I joined the ESG Network in March, following my successful application to the ESG Mentorship program. The primary motivation underpinning my involvement is my wish to liaise with ESG scholars pursuing or interested in research in the emerging field of the geopolitics of climate change. The question of how to insulate the global endeavors to advance a low-carbon future against conflicting national interests remains a major blind spot in the ESG research. Any change introduced via a global policy undertaking needs to address geopolitical considerations if the results its aim is to produce lasting results.
Being an advocate of the realist school of thought in international relations, one of the primary assumptions in my research has been that the short to mid-term considerations of strategic competition between national states override their long-term interests, the protection of which may require enduring collective action.
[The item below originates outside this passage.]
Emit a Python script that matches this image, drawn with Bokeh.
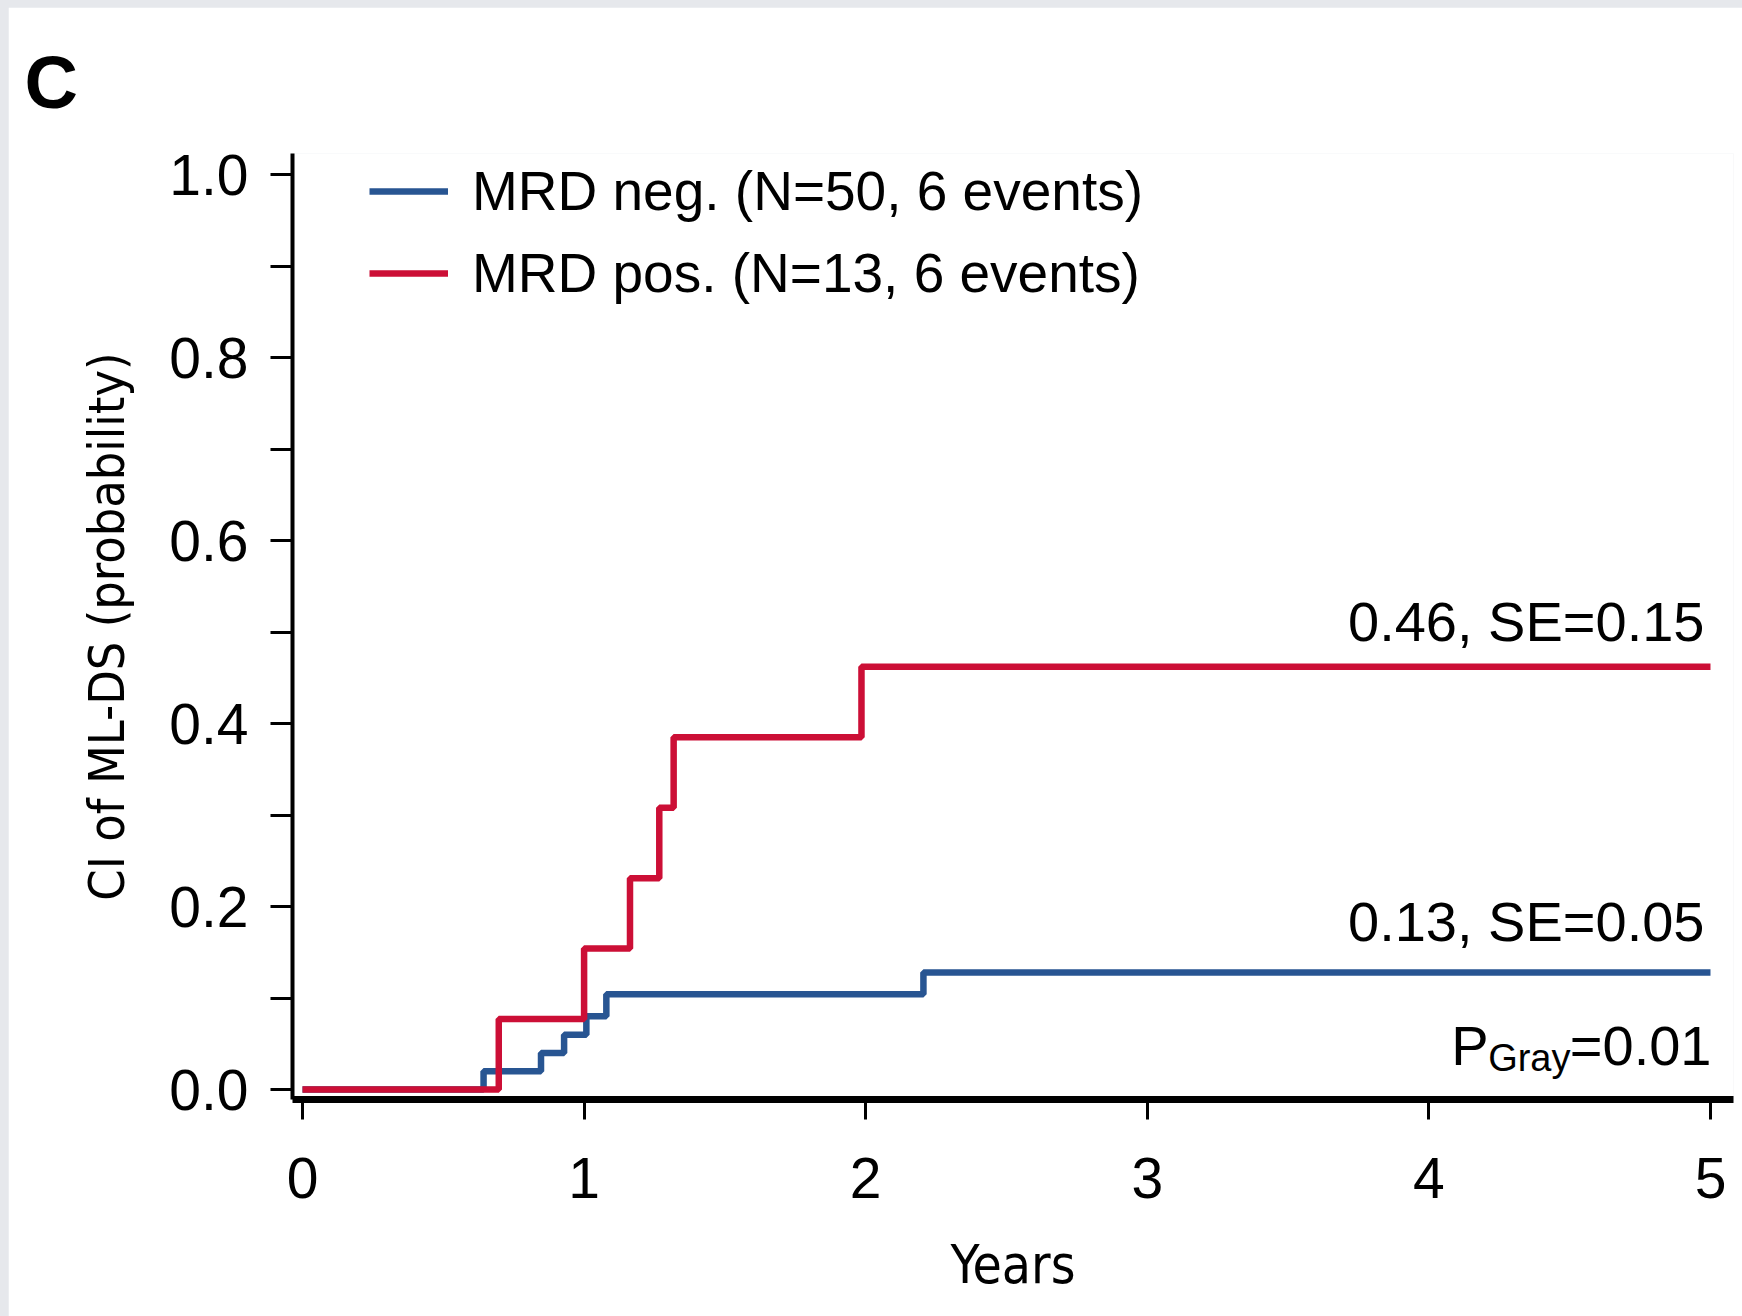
from bokeh.plotting import figure
from bokeh.models import Range1d, FixedTicker, Legend, LegendItem, Label, PrintfTickFormatter, Title
from bokeh.layouts import column
from bokeh.embed import file_html
from bokeh.resources import INLINE

# ---- data ----
neg_years = [0.0, 0.643, 0.847, 0.929, 1.008, 1.079, 2.205, 5.0]
neg_ci = [0.0, 0.020, 0.040, 0.060, 0.080, 0.104, 0.128, 0.128]
pos_years = [0.0, 0.697, 1.000, 1.163, 1.267, 1.318, 1.985, 5.0]
pos_ci = [0.0, 0.077, 0.154, 0.231, 0.308, 0.385, 0.462, 0.462]

series_names = ["MRD neg. (N=50, 6 events)", "MRD pos. (N=13, 6 events)"]
end_labels = ["0.13, SE=0.05", "0.46, SE=0.15"]
end_label_y = [0.184, 0.512]
x_ticks = [0, 1, 2, 3, 4, 5]
y_ticks = [0.0, 0.2, 0.4, 0.6, 0.8, 1.0]
y_minor = [0.1, 0.3, 0.5, 0.7, 0.9]

BLUE = "#285592"
RED = "#cc0f36"
FONT = "Liberation Sans"
NARROW = "Liberation Sans Narrow, DejaVu Sans Condensed, Liberation Sans"

p = figure(width=1734, height=1309, margin=(7, 0, 0, 8),
           output_backend="svg", toolbar_location=None,
           x_range=Range1d(-0.0355, 5.0817), y_range=Range1d(-0.0109, 1.0230),
           min_border_left=284, min_border_right=9, min_border_top=146,
           min_border_bottom=217)
p.background_fill_color = "white"
p.border_fill_color = "white"
p.outline_line_color = None
p.xgrid.visible = False
p.ygrid.visible = False

# panel letter as title
p.title = Title(text="C", align="left", offset=-268, standoff=60,
                text_font=FONT, text_font_size="74px", text_font_style="bold",
                text_color="black")

# axes
xa = p.xaxis[0]
xa.ticker = FixedTicker(ticks=x_ticks)
xa.axis_line_width = 7
xa.axis_line_color = "black"
xa.major_tick_line_width = 3
xa.major_tick_out = 20
xa.major_tick_in = 0
xa.minor_tick_line_color = None
xa.major_label_text_font = FONT
xa.major_label_text_font_size = "57px"
xa.major_label_text_color = "black"
xa.major_label_standoff = 38
xa.axis_label = "Years"
xa.axis_label_text_font = NARROW
xa.axis_label_text_font_size = "53px"
xa.axis_label_text_font_style = "normal"
xa.axis_label_text_color = "black"
xa.axis_label_standoff = 33

ya = p.yaxis[0]
ya.ticker = FixedTicker(ticks=y_ticks, minor_ticks=y_minor)
ya.formatter = PrintfTickFormatter(format="%.1f")
ya.axis_line_width = 4
ya.axis_line_color = "black"
ya.major_tick_line_width = 3
ya.major_tick_out = 22
ya.major_tick_in = 0
ya.minor_tick_line_width = 3
ya.minor_tick_line_color = "black"
ya.minor_tick_out = 22
ya.minor_tick_in = 0
ya.major_label_text_font = FONT
ya.major_label_text_font_size = "57px"
ya.major_label_text_color = "black"
ya.major_label_standoff = 22
ya.axis_label = "CI of ML-DS (probability)"
ya.axis_label_text_font = NARROW
ya.axis_label_text_font_size = "50px"
ya.axis_label_text_font_style = "normal"
ya.axis_label_text_color = "black"
ya.axis_label_standoff = 30

# curves
r_neg = p.step(neg_years, neg_ci, mode="after", line_color=BLUE, line_width=6.5)
r_pos = p.step(pos_years, pos_ci, mode="after", line_color=RED, line_width=6.5)

legend = Legend(items=[LegendItem(label=series_names[0], renderers=[r_neg]),
                       LegendItem(label=series_names[1], renderers=[r_pos])],
                location=(77, 794), orientation="vertical",
                glyph_width=79, glyph_height=62, label_height=62,
                label_standoff=24, spacing=18, padding=0, margin=0,
                label_text_font=FONT, label_text_font_size="55px",
                label_text_color="black",
                border_line_color=None, background_fill_alpha=0)
p.add_layout(legend)

# end-of-curve annotations
for txt, yv in zip(end_labels, end_label_y):
    p.add_layout(Label(x=5, y=yv, text=txt, text_align="right",
                       text_baseline="alphabetic", x_offset=-6,
                       text_font=FONT, text_font_size="56px", text_color="black"))

# P_Gray = 0.01
p.add_layout(Label(x=5, y=0.048, text="=0.01", text_align="right",
                   text_baseline="alphabetic", x_offset=1,
                   text_font=FONT, text_font_size="56px", text_color="black"))
p.add_layout(Label(x=5, y=0.034, text="Gray", text_align="right",
                   text_baseline="alphabetic", x_offset=-140,
                   text_font=FONT, text_font_size="38px", text_color="black"))
p.add_layout(Label(x=5, y=0.048, text="P", text_align="right",
                   text_baseline="alphabetic", x_offset=-222,
                   text_font=FONT, text_font_size="56px", text_color="black"))

layout = column(p, styles={"background-color": "#e6e8ec"})

open("out.html", "w").write(file_html(layout, INLINE))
A contemporary illustration of this assumption is the preference for energy security over climate mitigation (i.e. securing affordable and often dirty energy vs. cutting GHG emissions via clean energy sources). This assumption holds true for both democratic governments (run by politicians subjected to electoral cycles) and authoritarian systems (where rulers need to keep their subjects satisfied). Furthermore, as explained by Prof. Stuard Elden, crucial in this regard is the increasingly volumetric character of geopolitics, where the power of state is no longer confined to a 2D territory but unfolds now especially in other spatial dimensions such as airspace, outer space in maritime verticality.
I am currently completing my PhD in which I look at how climate change will act as a balancing factor in the geostrategic competition between the EU, the US and China. The whole field is truly enormous and I believe the ESG network to be the most appropriate collaborative sphere where a transdisciplinary effort could meaningfully attempt to address the shortage of scholarship on the intersection of geopolitics with climate and sustainability. With this in mind, I am grateful for your invitation and look forward to working together.
What is the most useful piece of advice you have received as an Early Career Scholar?
Having only joined the ESG Network recently, it is yet for me to find out!